B. Need for an Evidentiary Hearing

Federal Rule of Civil Procedure 65 does not require a federal district court to hold a hearing prior to ruling on a preliminary injunction. See Fed. R. Civ. P. 65(a). Indeed, the Third Circuit has opined that a district court need not hold a hearing in a number of circumstances, including, but not limited to, when (1) a movant proceeds on a legal theory that cannot be sustained and thus the movant cannot show a likelihood of success on the merits; (2) relevant facts are either not in dispute or have been resolved at earlier stages of the case; and (3) a movant "has not presented a colorable factual basis to support the claim on the merits or the contention of irreparable harm." Bradley v. Pittsburgh Bd. of Educ., 910 F.2d 1172, 1175-76 (3d. Cir. 1990).

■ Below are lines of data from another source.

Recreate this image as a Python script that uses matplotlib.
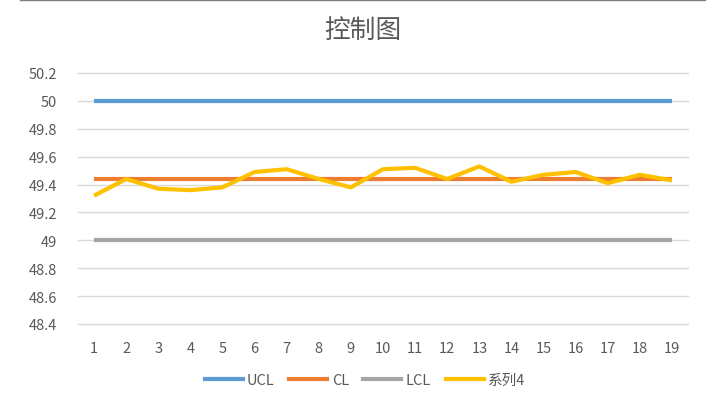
import matplotlib.pyplot as plt
from matplotlib.lines import Line2D

plt.rcParams['font.family'] = ['Noto Sans CJK SC', 'DejaVu Sans']

# data
points = list(range(1, 20))
ucl = [50.0] * 19
cl = [49.44] * 19
lcl = [49.0] * 19
series4 = [49.32, 49.44, 49.37, 49.36, 49.38, 49.49, 49.51, 49.44, 49.38, 49.51,
           49.52, 49.44, 49.53, 49.42, 49.47, 49.49, 49.41, 49.47, 49.43]
yticks = [48.4, 48.6, 48.8, 49.0, 49.2, 49.4, 49.6, 49.8, 50.0, 50.2]
ytick_labels = ['48.4', '48.6', '48.8', '49', '49.2', '49.4', '49.6', '49.8', '50', '50.2']

names = ['UCL', 'CL', 'LCL', '系列4']
colors = ['#5B9BD5', '#ED7D31', '#A5A5A5', '#FFC000']
txt = '#595959'

fig = plt.figure(figsize=(7.2, 4.1), dpi=100)
ax = fig.add_axes([78 / 720, 1 - 325 / 410, 610 / 720, 251 / 410])

for vals, c in zip([ucl, cl, lcl, series4], colors):
    ax.plot(points, vals, color=c, lw=3, solid_capstyle='butt', solid_joinstyle='round')

ax.set_xlim(0.5, 19.5)
ax.set_ylim(48.4, 50.2)
ax.set_yticks(yticks)
ax.set_yticklabels(ytick_labels)
ax.set_xticks(points)
for y in yticks:
    ax.axhline(y, color='#D9D9D9', lw=1, zorder=0, clip_on=False)
for s in ax.spines.values():
    s.set_visible(False)
ax.tick_params(length=0, colors=txt, labelsize=10.5)
ax.tick_params(axis='y', pad=15)
ax.tick_params(axis='x', pad=12)

fig.text(363 / 720, 1 - 31 / 410, '控制图', ha='center', va='center', fontsize=18.5, color=txt)

handles = [Line2D([0], [0], color=c, lw=3) for c in colors]
fig.legend(handles, names, loc='center', bbox_to_anchor=(365 / 720, 1 - 381 / 410), ncol=4,
           frameon=False, fontsize=10.5, labelcolor=txt, handlelength=2.6,
           handletextpad=0.3, columnspacing=1.0)

# thin frame line at the top edge of the screenshot
fig.add_artist(Line2D([20 / 720, 705 / 720], [1 - 1 / 410, 1 - 1 / 410],
                      color='#7F7F7F', lw=1, transform=fig.transFigure))

fig.savefig('out.png', dpi=100)
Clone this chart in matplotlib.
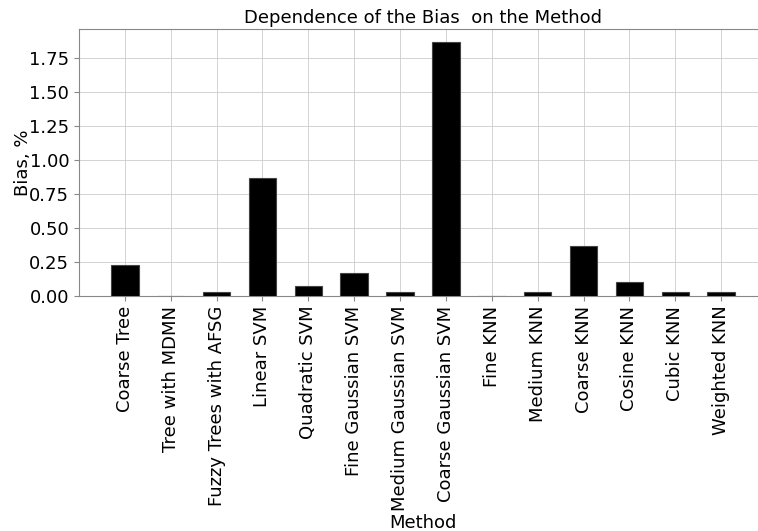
import matplotlib
matplotlib.use("Agg")
import matplotlib.pyplot as plt
import numpy as np

methods = [
    "Coarse Tree", "Tree with MDMN", "Fuzzy Trees with AFSG", "Linear SVM",
    "Quadratic SVM", "Fine Gaussian SVM", "Medium Gaussian SVM",
    "Coarse Gaussian SVM", "Fine KNN", "Medium KNN", "Coarse KNN",
    "Cosine KNN", "Cubic KNN", "Weighted KNN",
]
bias = [0.23, 0.0, 0.03, 0.87, 0.07, 0.17, 0.03, 1.87, 0.0, 0.03, 0.37, 0.10, 0.03, 0.03]

W, H = 758, 531
fig = plt.figure(figsize=(W / 100, H / 100), dpi=100)
ax = fig.add_axes([79 / W, 1 - 296 / H, 688 / W, (296 - 29) / H])

fs = 13
x = np.arange(len(methods))
ax.bar(x, bias, width=0.6, color="black", edgecolor="#444444", linewidth=0.8, zorder=3)
ax.set_xticks(x)
ax.set_xticklabels(methods, rotation=90, fontsize=fs)
ax.tick_params(axis="y", labelsize=fs)
ax.tick_params(colors="#888888", labelcolor="black", width=0.8, length=3.5)
ax.set_yticks(np.arange(0, 1.76, 0.25))
ax.set_xlim(-1.0, 14.0)
ax.set_ylim(0, 1.963)
ax.grid(True, color="#cccccc", linewidth=0.6, zorder=0)
ax.set_axisbelow(True)
for s in ax.spines.values():
    s.set_color("#888888")
    s.set_linewidth(0.8)
ax.spines["right"].set_visible(False)

ax.set_title("Dependence of the Bias  on the Method", fontsize=fs, pad=4)
ax.set_xlabel("Method", fontsize=fs, labelpad=2)
ax.set_ylabel("Bias, %", fontsize=fs, labelpad=-2)

fig.savefig("out.png", dpi=100)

There is no factual dispute between the parties as to Plaintiff's request to arbitrate his termination, Defendant's decline of Plaintiff's request, the text of the Agreement, or the applicability of the Agreement to Plaintiff. Further, there is no dispute that Plaintiff did not grieve his termination according to the internal, two-step "Grievance and Arbitration Procedure" provided in the Agreement. As discussed, Plaintiff has not presented a colorable factual basis to support his claim on the merits that he is entitled to arbitration. Therefore, the Court will exercise its discretion not to hold an evidentiary hearing on this issue and instead will rule on Plaintiff's motion for a preliminary injunction on the basis of the parties' written submissions.


Plaintiff has failed to make the requisite showing for the Court to issue a preliminary injunction. For the foregoing reasons, Plaintiff's motion for preliminary injunction (Doc. 59) is DENIED. An implementing order follows.